#### PROBLEM TO WORK ON
Go through the records below line by line. Count the lines with "matplotlib" and give the count alone.

#### THE RECORDS
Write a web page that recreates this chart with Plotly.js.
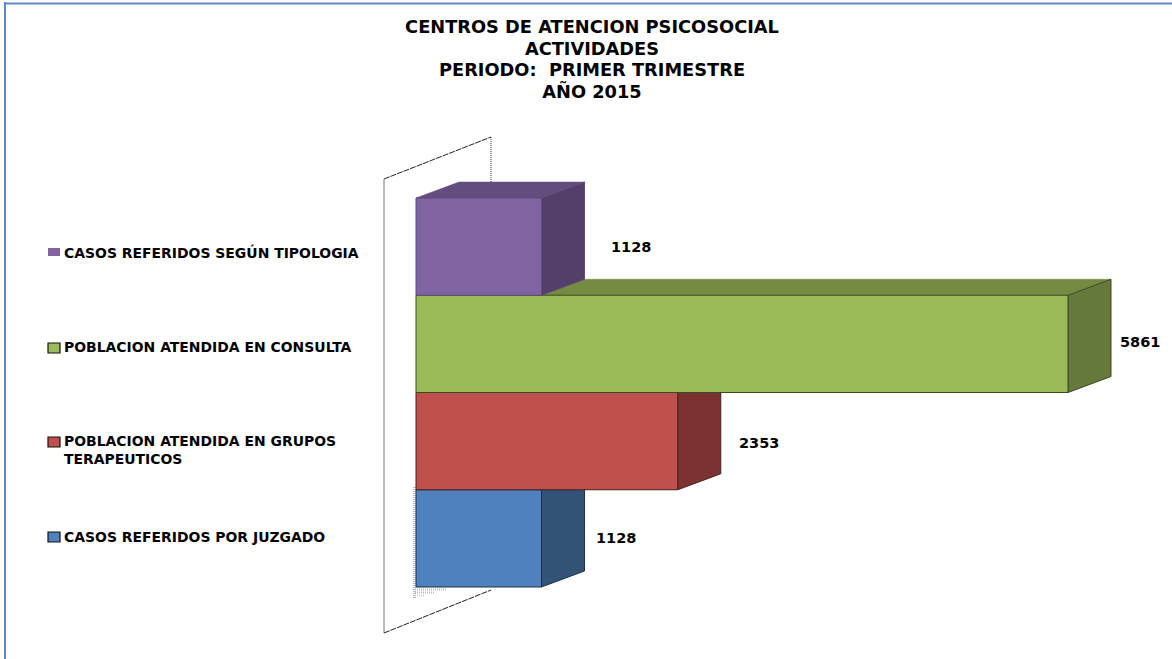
---
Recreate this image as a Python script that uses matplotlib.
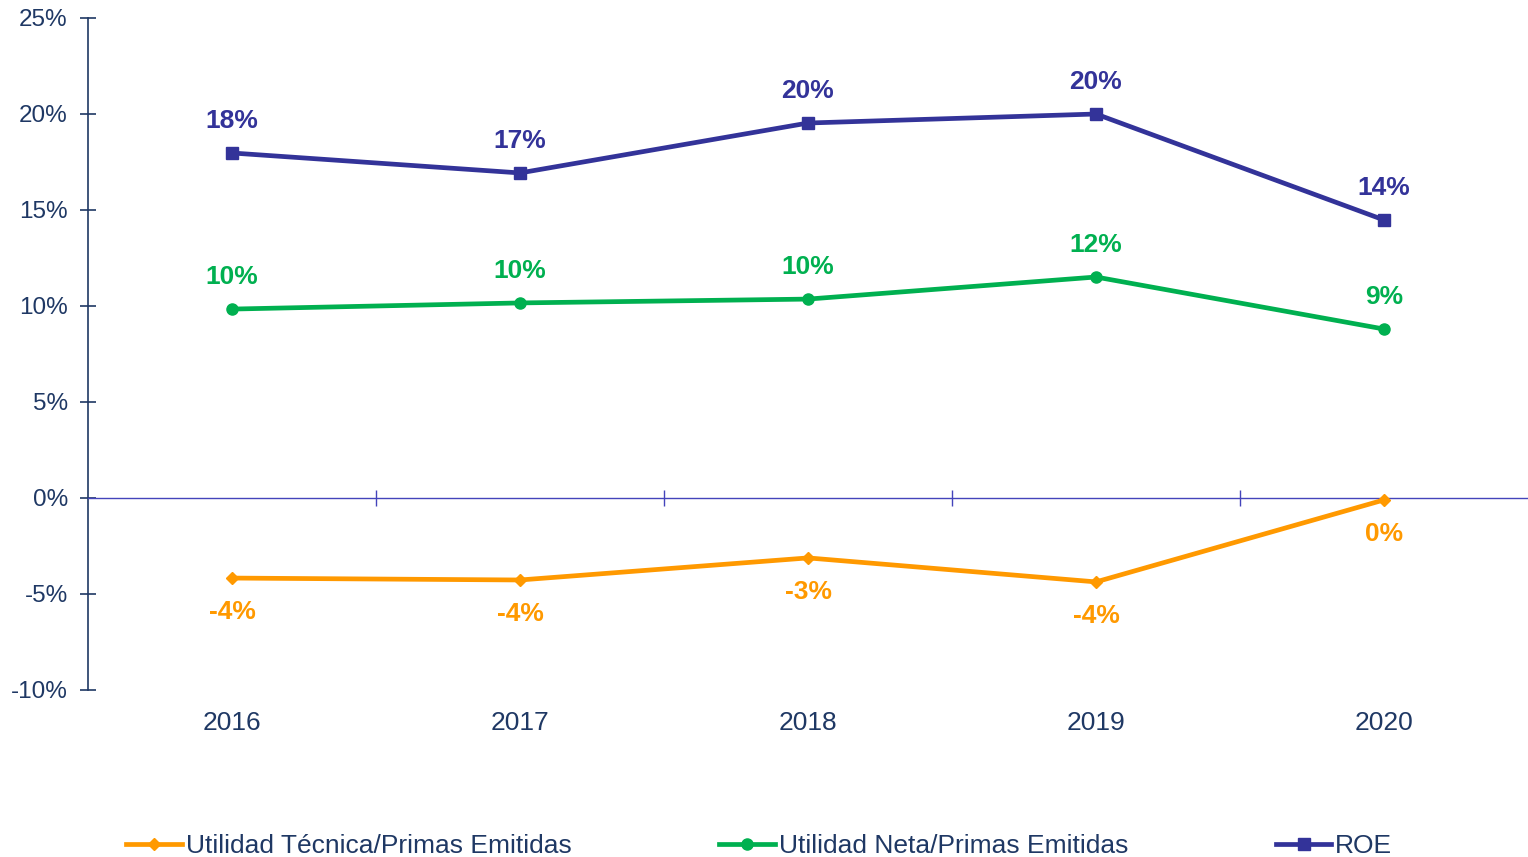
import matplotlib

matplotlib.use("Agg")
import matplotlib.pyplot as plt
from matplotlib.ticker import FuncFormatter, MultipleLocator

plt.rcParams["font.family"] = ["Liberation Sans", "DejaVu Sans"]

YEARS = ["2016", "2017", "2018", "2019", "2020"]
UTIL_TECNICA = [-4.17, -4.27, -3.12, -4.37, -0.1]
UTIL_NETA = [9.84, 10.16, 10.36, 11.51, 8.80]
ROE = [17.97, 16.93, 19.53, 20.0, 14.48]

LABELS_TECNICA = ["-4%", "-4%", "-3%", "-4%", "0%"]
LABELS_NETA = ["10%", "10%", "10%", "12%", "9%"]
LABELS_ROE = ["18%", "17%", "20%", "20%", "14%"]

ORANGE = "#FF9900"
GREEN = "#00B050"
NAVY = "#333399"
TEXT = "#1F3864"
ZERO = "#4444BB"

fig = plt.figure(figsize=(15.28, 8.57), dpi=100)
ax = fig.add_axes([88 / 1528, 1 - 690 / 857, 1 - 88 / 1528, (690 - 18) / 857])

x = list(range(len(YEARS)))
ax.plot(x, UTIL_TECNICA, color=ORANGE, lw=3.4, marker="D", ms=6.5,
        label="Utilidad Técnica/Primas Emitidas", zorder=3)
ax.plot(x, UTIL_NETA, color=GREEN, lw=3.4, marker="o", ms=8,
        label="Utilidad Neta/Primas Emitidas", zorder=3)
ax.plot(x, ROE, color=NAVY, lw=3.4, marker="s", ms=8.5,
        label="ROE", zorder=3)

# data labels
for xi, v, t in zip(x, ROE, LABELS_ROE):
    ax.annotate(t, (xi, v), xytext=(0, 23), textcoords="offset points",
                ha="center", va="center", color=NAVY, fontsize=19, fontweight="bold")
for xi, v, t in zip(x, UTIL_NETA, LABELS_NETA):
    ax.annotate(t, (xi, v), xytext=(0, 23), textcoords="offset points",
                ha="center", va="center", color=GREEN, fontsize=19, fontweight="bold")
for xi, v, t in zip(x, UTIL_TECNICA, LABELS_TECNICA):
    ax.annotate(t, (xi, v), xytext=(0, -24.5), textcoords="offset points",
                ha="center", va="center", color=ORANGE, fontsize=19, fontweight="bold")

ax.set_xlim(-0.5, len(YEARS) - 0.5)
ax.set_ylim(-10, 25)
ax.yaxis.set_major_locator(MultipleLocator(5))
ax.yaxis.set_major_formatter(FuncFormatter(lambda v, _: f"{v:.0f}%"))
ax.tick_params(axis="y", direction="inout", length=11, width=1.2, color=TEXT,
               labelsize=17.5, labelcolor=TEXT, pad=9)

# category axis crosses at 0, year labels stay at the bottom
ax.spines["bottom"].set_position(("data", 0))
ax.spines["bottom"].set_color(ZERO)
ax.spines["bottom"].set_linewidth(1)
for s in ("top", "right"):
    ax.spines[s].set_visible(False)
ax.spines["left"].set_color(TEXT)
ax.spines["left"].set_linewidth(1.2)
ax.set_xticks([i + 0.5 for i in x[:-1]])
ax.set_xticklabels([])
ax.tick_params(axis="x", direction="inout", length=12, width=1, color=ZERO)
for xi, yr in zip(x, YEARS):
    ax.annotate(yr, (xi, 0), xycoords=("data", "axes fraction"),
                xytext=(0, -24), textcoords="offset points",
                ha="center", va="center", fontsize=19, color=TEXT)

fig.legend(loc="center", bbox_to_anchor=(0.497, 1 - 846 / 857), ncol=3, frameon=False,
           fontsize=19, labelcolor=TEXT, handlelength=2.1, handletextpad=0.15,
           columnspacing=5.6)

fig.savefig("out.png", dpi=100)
* * *
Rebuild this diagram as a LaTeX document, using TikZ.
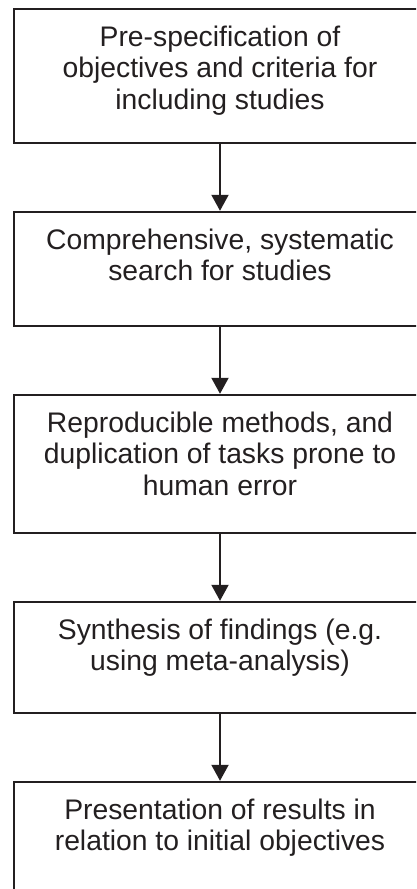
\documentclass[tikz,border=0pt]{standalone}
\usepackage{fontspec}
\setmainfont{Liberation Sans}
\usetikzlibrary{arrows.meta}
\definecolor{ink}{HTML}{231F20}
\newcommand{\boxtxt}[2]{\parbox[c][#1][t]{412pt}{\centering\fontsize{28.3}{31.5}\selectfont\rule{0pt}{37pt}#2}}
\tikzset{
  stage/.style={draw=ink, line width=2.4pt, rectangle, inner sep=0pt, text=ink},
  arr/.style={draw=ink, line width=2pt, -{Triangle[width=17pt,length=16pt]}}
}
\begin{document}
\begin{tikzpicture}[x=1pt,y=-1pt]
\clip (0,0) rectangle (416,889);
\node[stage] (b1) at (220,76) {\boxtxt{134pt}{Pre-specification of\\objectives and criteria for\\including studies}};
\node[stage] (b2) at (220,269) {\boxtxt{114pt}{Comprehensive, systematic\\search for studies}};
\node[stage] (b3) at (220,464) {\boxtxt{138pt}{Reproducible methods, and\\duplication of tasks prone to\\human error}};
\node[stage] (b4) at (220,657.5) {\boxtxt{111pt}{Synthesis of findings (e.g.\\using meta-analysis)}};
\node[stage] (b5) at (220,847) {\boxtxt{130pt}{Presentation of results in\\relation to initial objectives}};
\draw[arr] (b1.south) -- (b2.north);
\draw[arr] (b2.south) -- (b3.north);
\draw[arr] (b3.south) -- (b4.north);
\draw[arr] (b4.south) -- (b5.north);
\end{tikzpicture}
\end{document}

#### TASK RESPONSE
5